At ITG, we have taken the approach that RFID should do as much as possible, and then, other applications, such as self-service security case unlocking at the self-check for improved media security, must take over to fill in where RFID leaves off. For example, you mention the staff station/SIP license issue. We used to require SIP for our separate RFID-enabled staff applications. We kept hearing over and over, “Why must we abandon our fully functional ILS for your limited staff client, just to use RFID?” Because our firm has been in the library business way before we were into RFID, and because we’re not a vendor of retail applications, only library applications, we have developed a higher sensibility when it comes to understanding what our customers’ problems are. We specifically developed our DirectReader (patented in the US) to overcome the Staff station/SIP requirement.

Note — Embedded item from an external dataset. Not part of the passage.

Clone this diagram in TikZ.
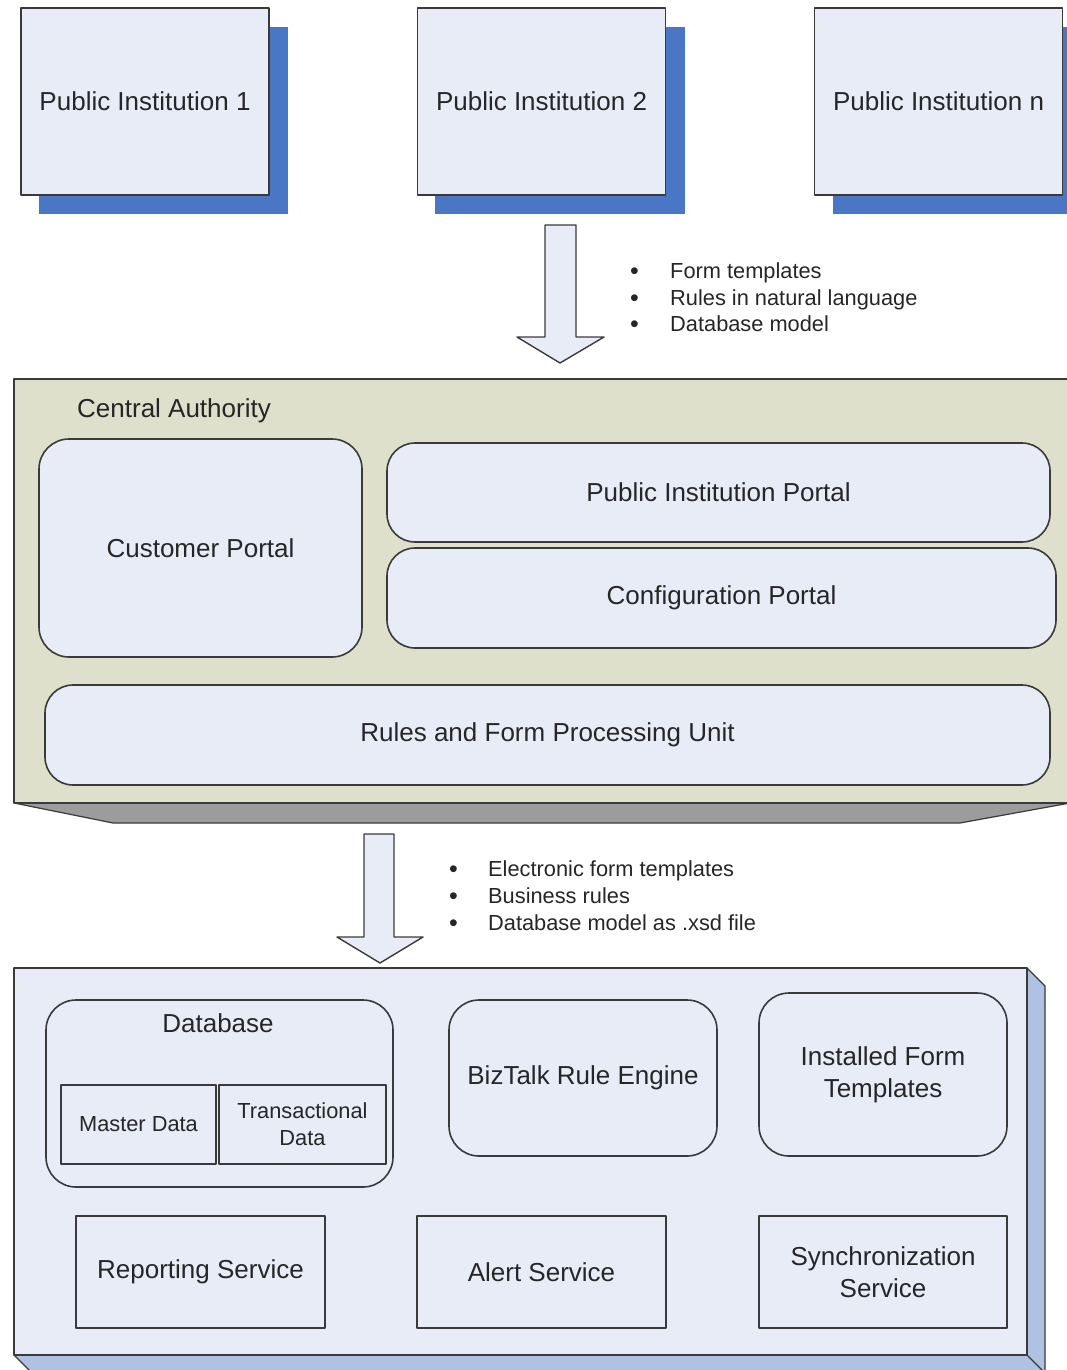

It just enables the native ILS to handle the RFID aspects of check-in and checkout, without sacrificing ILS functionality.

Because of our background, even though we are a much smaller firm that some of our competitors, we have been able to create a niche for ourselves in North America with libraries who are looking for more than an infamous vendor with a big name. We have the reputation of being a firm that listens rather than dictates and our customers will back that up.

Always good to read your comments.

Regards,

Amy Thropp
VP, Customer Care
Integrated Technology Group

Mick July 29, 2009

Amy

My apologies for not approving your comments much earlier! For some reason they only just appeared in the Wordpress dashboard and in my inbox.

Thanks for your kind remarks. I entirely agree with your approach to the staff workstations. Apart from the risk of losing speed and functionality by using SIP for staff functions there is also the training angle. Why make staff learn how to use a new (usually less functional) client at all?

I think it’s an issue (no pun intended) that is frequently overlooked in the quest for a particularly attractive self-service kiosk or more “whizzy” shelf reader :-) ! But it’s quite a price to pay isn’t it? Still as long as libraries fail to realise that RFID is going to change the way they do EVERYTHING (and not just self-service) those are the kind of decisions that are being made out there!